(OBJECTIVE): Reproduce the records that follow in full, excluding any picture they contain.

(Rows from a dataset of charts and code)
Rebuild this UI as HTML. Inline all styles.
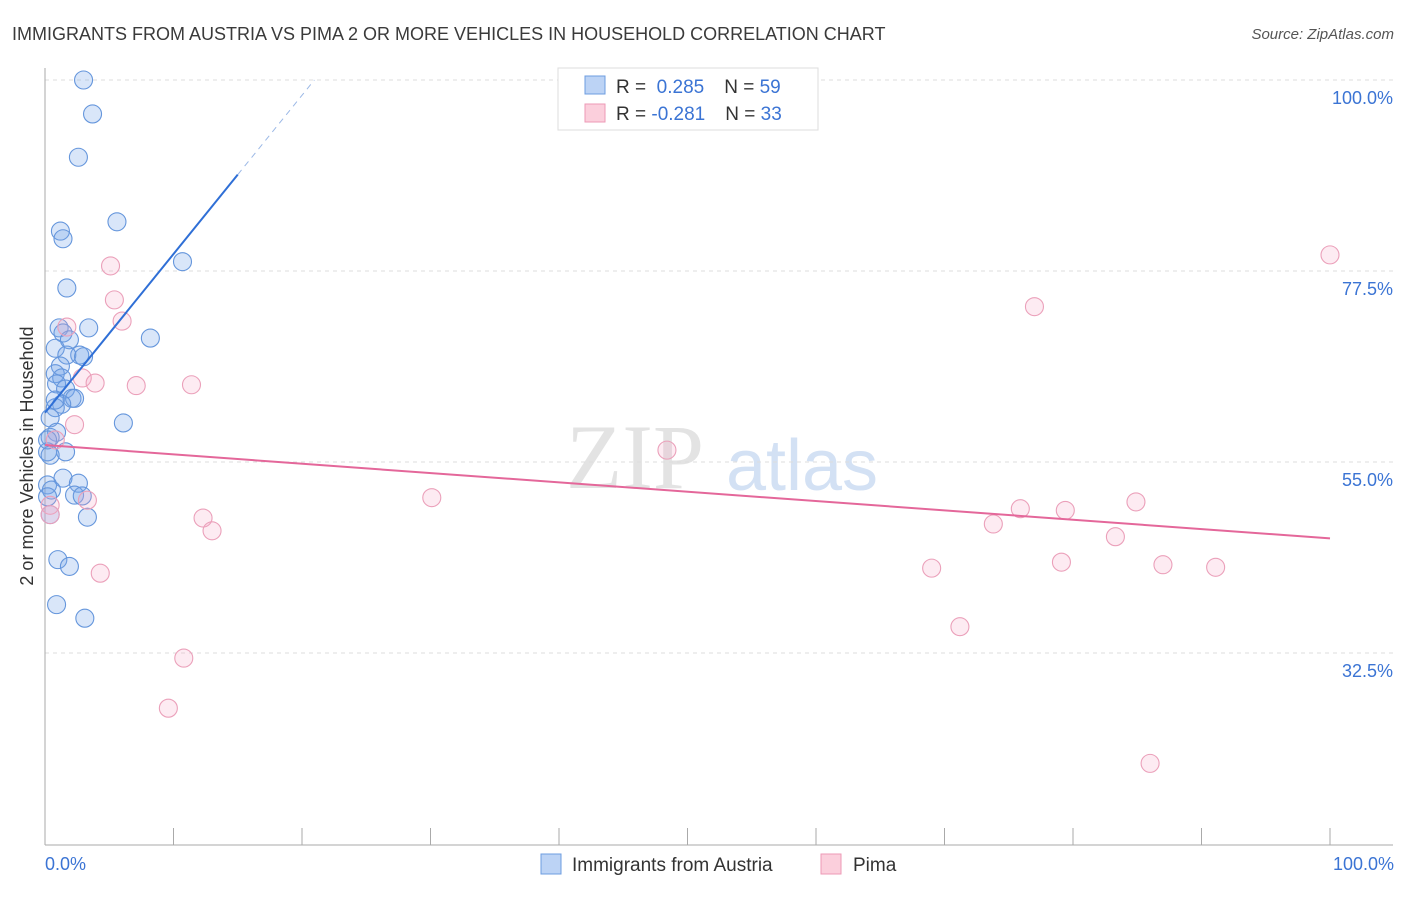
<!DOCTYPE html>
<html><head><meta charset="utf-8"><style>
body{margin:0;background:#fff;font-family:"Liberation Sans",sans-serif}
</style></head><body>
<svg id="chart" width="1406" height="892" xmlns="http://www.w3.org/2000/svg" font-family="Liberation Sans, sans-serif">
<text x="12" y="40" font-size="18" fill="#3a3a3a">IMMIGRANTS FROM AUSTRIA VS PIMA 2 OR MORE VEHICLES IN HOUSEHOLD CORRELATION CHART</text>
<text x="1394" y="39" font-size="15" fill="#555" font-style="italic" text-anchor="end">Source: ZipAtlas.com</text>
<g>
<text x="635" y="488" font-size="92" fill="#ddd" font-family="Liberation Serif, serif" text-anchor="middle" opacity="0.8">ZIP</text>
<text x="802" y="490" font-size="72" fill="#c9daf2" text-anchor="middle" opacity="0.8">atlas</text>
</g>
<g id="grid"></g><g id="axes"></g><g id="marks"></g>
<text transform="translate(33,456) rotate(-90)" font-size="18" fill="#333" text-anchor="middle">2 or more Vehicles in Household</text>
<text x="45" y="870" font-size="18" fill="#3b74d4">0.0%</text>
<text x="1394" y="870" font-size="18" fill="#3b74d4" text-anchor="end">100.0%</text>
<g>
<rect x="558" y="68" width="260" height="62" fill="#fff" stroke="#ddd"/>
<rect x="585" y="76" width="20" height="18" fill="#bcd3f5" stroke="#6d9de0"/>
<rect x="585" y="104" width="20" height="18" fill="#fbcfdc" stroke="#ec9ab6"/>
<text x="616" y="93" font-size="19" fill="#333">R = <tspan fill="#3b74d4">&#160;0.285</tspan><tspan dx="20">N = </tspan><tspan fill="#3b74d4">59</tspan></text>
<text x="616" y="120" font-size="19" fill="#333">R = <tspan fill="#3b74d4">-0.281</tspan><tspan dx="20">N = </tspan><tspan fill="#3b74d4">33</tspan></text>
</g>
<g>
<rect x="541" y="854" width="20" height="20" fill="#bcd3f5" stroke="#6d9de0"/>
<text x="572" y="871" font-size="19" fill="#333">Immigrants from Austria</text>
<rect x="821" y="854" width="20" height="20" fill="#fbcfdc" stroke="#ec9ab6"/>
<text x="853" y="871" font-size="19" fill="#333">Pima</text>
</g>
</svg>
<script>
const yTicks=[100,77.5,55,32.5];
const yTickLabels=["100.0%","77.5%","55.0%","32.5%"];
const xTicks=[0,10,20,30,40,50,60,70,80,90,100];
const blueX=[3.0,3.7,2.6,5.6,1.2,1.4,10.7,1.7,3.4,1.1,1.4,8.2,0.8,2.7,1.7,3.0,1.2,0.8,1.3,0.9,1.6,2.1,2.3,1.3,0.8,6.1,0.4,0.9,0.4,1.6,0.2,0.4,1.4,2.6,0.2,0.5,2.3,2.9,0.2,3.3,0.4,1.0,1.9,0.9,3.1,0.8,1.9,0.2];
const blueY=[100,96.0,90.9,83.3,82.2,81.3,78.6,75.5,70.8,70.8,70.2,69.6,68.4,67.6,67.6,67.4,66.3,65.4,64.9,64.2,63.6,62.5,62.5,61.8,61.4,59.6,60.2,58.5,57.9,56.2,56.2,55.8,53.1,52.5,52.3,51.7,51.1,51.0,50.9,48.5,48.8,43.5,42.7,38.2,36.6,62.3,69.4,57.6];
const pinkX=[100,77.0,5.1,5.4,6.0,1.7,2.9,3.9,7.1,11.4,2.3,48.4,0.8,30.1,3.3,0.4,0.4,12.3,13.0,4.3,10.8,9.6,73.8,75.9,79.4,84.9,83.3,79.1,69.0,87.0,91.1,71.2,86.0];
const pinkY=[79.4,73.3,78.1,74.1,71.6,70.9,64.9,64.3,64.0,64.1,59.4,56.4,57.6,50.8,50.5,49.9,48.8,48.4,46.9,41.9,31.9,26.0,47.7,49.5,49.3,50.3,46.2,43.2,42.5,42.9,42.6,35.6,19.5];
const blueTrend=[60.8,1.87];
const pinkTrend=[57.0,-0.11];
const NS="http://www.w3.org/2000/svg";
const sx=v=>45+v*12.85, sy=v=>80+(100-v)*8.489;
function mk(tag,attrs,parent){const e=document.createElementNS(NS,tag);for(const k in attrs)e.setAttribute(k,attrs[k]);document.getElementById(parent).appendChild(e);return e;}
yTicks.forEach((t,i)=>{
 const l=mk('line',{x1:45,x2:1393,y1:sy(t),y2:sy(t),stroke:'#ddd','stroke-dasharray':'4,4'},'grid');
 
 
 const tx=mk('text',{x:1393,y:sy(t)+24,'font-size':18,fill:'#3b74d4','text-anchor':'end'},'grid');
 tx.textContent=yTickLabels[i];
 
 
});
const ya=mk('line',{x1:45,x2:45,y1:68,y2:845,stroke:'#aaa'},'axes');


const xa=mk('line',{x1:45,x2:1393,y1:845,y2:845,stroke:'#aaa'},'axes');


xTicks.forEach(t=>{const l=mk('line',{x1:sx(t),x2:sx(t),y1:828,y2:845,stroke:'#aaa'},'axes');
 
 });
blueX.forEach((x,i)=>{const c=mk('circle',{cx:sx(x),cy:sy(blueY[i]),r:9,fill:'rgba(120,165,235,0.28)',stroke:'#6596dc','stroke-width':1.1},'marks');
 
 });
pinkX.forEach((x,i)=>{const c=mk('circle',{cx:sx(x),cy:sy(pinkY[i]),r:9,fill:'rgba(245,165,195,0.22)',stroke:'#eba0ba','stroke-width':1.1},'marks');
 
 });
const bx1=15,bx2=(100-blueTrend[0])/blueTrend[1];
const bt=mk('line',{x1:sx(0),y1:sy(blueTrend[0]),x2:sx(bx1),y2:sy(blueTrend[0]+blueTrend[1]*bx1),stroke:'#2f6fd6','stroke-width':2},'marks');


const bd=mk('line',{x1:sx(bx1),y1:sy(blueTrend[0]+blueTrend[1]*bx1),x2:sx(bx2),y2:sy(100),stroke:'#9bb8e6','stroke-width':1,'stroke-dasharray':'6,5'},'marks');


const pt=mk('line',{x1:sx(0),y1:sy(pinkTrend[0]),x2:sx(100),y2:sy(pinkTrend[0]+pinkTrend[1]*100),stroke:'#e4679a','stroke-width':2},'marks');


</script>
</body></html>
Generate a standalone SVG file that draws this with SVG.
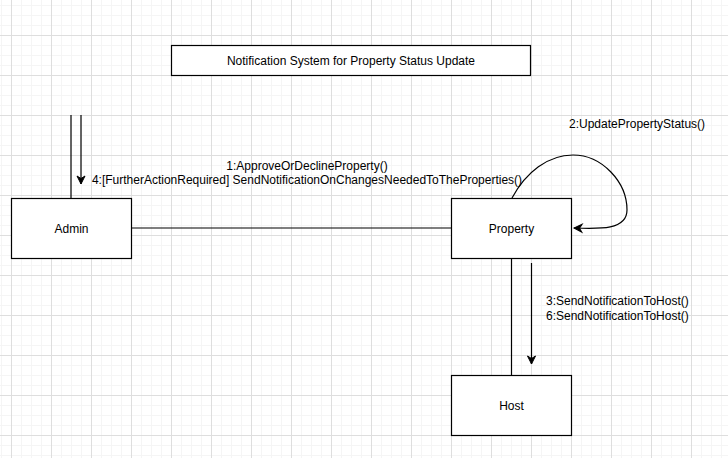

(SOLUTION FOR THIS EXERCISE):
Rebuild this UI as HTML. Inline all styles.
<!DOCTYPE html>
<html><head><meta charset="utf-8"><style>
body{margin:0;background:#fff;font-family:"Liberation Sans",sans-serif}
</style></head><body>
<svg id="chart" width="1406" height="892" xmlns="http://www.w3.org/2000/svg" font-family="Liberation Sans, sans-serif">
<text x="12" y="40" font-size="18" fill="#3a3a3a">IMMIGRANTS FROM AUSTRIA VS PIMA 2 OR MORE VEHICLES IN HOUSEHOLD CORRELATION CHART</text>
<text x="1394" y="39" font-size="15" fill="#555" font-style="italic" text-anchor="end">Source: ZipAtlas.com</text>
<g>
<text x="635" y="488" font-size="92" fill="#ddd" font-family="Liberation Serif, serif" text-anchor="middle" opacity="0.8">ZIP</text>
<text x="802" y="490" font-size="72" fill="#c9daf2" text-anchor="middle" opacity="0.8">atlas</text>
</g>
<g id="grid"></g><g id="axes"></g><g id="marks"></g>
<text transform="translate(33,456) rotate(-90)" font-size="18" fill="#333" text-anchor="middle">2 or more Vehicles in Household</text>
<text x="45" y="870" font-size="18" fill="#3b74d4">0.0%</text>
<text x="1394" y="870" font-size="18" fill="#3b74d4" text-anchor="end">100.0%</text>
<g>
<rect x="558" y="68" width="260" height="62" fill="#fff" stroke="#ddd"/>
<rect x="585" y="76" width="20" height="18" fill="#bcd3f5" stroke="#6d9de0"/>
<rect x="585" y="104" width="20" height="18" fill="#fbcfdc" stroke="#ec9ab6"/>
<text x="616" y="93" font-size="19" fill="#333">R = <tspan fill="#3b74d4">&#160;0.285</tspan><tspan dx="20">N = </tspan><tspan fill="#3b74d4">59</tspan></text>
<text x="616" y="120" font-size="19" fill="#333">R = <tspan fill="#3b74d4">-0.281</tspan><tspan dx="20">N = </tspan><tspan fill="#3b74d4">33</tspan></text>
</g>
<g>
<rect x="541" y="854" width="20" height="20" fill="#bcd3f5" stroke="#6d9de0"/>
<text x="572" y="871" font-size="19" fill="#333">Immigrants from Austria</text>
<rect x="821" y="854" width="20" height="20" fill="#fbcfdc" stroke="#ec9ab6"/>
<text x="853" y="871" font-size="19" fill="#333">Pima</text>
</g>
</svg>
<script>
const yTicks=[100,77.5,55,32.5];
const yTickLabels=["100.0%","77.5%","55.0%","32.5%"];
const xTicks=[0,10,20,30,40,50,60,70,80,90,100];
const blueX=[3.0,3.7,2.6,5.6,1.2,1.4,10.7,1.7,3.4,1.1,1.4,8.2,0.8,2.7,1.7,3.0,1.2,0.8,1.3,0.9,1.6,2.1,2.3,1.3,0.8,6.1,0.4,0.9,0.4,1.6,0.2,0.4,1.4,2.6,0.2,0.5,2.3,2.9,0.2,3.3,0.4,1.0,1.9,0.9,3.1,0.8,1.9,0.2];
const blueY=[100,96.0,90.9,83.3,82.2,81.3,78.6,75.5,70.8,70.8,70.2,69.6,68.4,67.6,67.6,67.4,66.3,65.4,64.9,64.2,63.6,62.5,62.5,61.8,61.4,59.6,60.2,58.5,57.9,56.2,56.2,55.8,53.1,52.5,52.3,51.7,51.1,51.0,50.9,48.5,48.8,43.5,42.7,38.2,36.6,62.3,69.4,57.6];
const pinkX=[100,77.0,5.1,5.4,6.0,1.7,2.9,3.9,7.1,11.4,2.3,48.4,0.8,30.1,3.3,0.4,0.4,12.3,13.0,4.3,10.8,9.6,73.8,75.9,79.4,84.9,83.3,79.1,69.0,87.0,91.1,71.2,86.0];
const pinkY=[79.4,73.3,78.1,74.1,71.6,70.9,64.9,64.3,64.0,64.1,59.4,56.4,57.6,50.8,50.5,49.9,48.8,48.4,46.9,41.9,31.9,26.0,47.7,49.5,49.3,50.3,46.2,43.2,42.5,42.9,42.6,35.6,19.5];
const blueTrend=[60.8,1.87];
const pinkTrend=[57.0,-0.11];
const NS="http://www.w3.org/2000/svg";
const sx=v=>45+v*12.85, sy=v=>80+(100-v)*8.489;
function mk(tag,attrs,parent){const e=document.createElementNS(NS,tag);for(const k in attrs)e.setAttribute(k,attrs[k]);document.getElementById(parent).appendChild(e);return e;}
yTicks.forEach((t,i)=>{
 const l=mk('line',{x1:45,x2:1393,y1:sy(t),y2:sy(t),stroke:'#ddd','stroke-dasharray':'4,4'},'grid');
 
 
 const tx=mk('text',{x:1393,y:sy(t)+24,'font-size':18,fill:'#3b74d4','text-anchor':'end'},'grid');
 tx.textContent=yTickLabels[i];
 
 
});
const ya=mk('line',{x1:45,x2:45,y1:68,y2:845,stroke:'#aaa'},'axes');


const xa=mk('line',{x1:45,x2:1393,y1:845,y2:845,stroke:'#aaa'},'axes');


xTicks.forEach(t=>{const l=mk('line',{x1:sx(t),x2:sx(t),y1:828,y2:845,stroke:'#aaa'},'axes');
 
 });
blueX.forEach((x,i)=>{const c=mk('circle',{cx:sx(x),cy:sy(blueY[i]),r:9,fill:'rgba(120,165,235,0.28)',stroke:'#6596dc','stroke-width':1.1},'marks');
 
 });
pinkX.forEach((x,i)=>{const c=mk('circle',{cx:sx(x),cy:sy(pinkY[i]),r:9,fill:'rgba(245,165,195,0.22)',stroke:'#eba0ba','stroke-width':1.1},'marks');
 
 });
const bx1=15,bx2=(100-blueTrend[0])/blueTrend[1];
const bt=mk('line',{x1:sx(0),y1:sy(blueTrend[0]),x2:sx(bx1),y2:sy(blueTrend[0]+blueTrend[1]*bx1),stroke:'#2f6fd6','stroke-width':2},'marks');


const bd=mk('line',{x1:sx(bx1),y1:sy(blueTrend[0]+blueTrend[1]*bx1),x2:sx(bx2),y2:sy(100),stroke:'#9bb8e6','stroke-width':1,'stroke-dasharray':'6,5'},'marks');


const pt=mk('line',{x1:sx(0),y1:sy(pinkTrend[0]),x2:sx(100),y2:sy(pinkTrend[0]+pinkTrend[1]*100),stroke:'#e4679a','stroke-width':2},'marks');


</script>
</body></html>
Generate a standalone SVG file that draws this with SVG.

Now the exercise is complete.